Re-thinking wind power
Editor of the Reformer:
I was very interested to read in the VTDigger article by John Herrick "Electricity Supplier Won’t Buy Vermont Renewable Energy Credits" (Wednesday, May 21, Reformer). The article quotes Lyndon State College physics professor Ben Luce, who is highly critical of Vermont’s unique practice of double counting Renewable Energy Credits. I urge the Reformer to run the May 21 VTDigger article by Professor Luce: "Vermont’s REC Shell Game." It places this issue in a larger context.
I was also interested to see in the May 28 Reformer a small AP article on the abandonment of a major commercial wind power project in New Hampshire by Iberdola Renewables, the Spanish company proposing to build a large wind power project in Windham County. A fuller account of this New Hampshire event, including the Iberdola mindset, is available in an article from the Manchester Union Leader. [Editor’s note: We ran a full story the Windham meeting in the Thursday, May 29, edition.]
It is rather surprising, and encouraging, to learn from this case, and others in New Hampshire, that New Hampshire seems to have a more inclusive, perceptive, and effective way of evaluating industrial wind power proposals than supposedly democratic, community friendly, and environmentally conscious Vermont.
Marlboro, May 29
‘When will you stand?’
Editor of the Reformer:
Where I came from, Pueblo Indian territory in New Mexico, governance is based on integrity and the inherent value of each individual of the community, equal value.
The Indian Way considers the truth, the ideas, the contributions of all in order to arrive at a wise solution to any given challenge or set of circumstances. This current representative democracy in Brattleboro does not seem to work for you all, does it? The majority are left outside the small circle of influence, it seems.
The elected ones here seem to become the bosses rather than the servants of the people they supposedly serve. This town budget discussion has had many voices of the greater community singing the same song and yet the elected ones seem to have clogged ears and blinded eyes, unable or unwilling to hear or see the truth that is presented them. When the elected ones choose to ignore the song of the people and go their own way, a different way entirely, it foretells a bad time is coming.
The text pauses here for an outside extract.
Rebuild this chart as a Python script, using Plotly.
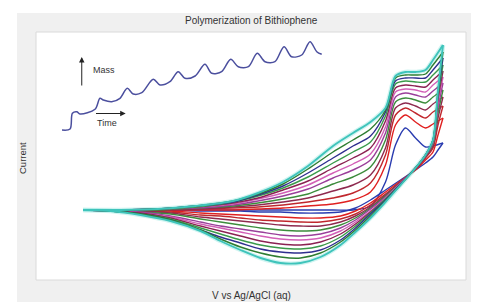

How can a community, a village, a family survive when only a few are considered worthy enough to be listened to? Worthy enough to speak? All have something to teach; all have something to learn.
The Selectboard and interim Town Manager ignore the town’s needs and voters’ wishes while they pretend to sing the songs of "democracy" and "we work so hard for the good of the town." It is all a lie. Without ears to hear the song of the people, these ones cannot possibly succeed. They do not even call a council meeting of all the department heads to talk together with one purpose. How can anything of value be accomplished without coming together as one?
Separation and division -- and secrecy -- all lead to death and destruction.
The people of the town have spoken as one, but the Selectboard refused to listen. They whisper among themselves when the people speak. How can they hear? What will happen now? Will the representatives at Town Meeting refuse to listen as well? Or will the representatives follow the will of the people as they should? Will they reject the budget just as -- and because -- the voters did in order to guide the town to returning health and life and viability? Restraint is called for at this time. Voters are watching: what will they do? Will they rise up and take back their power? Will the voters take responsibility for their own future? What an interesting time this is.
A true warrior, male or female, is a person of integrity who stands for truth and justice and for those who cannot defend themselves. Who is the true warrior among you? Is it you?
When will you stand? What if now is the only chance you have? Now is the moment of truth. Who are you, really?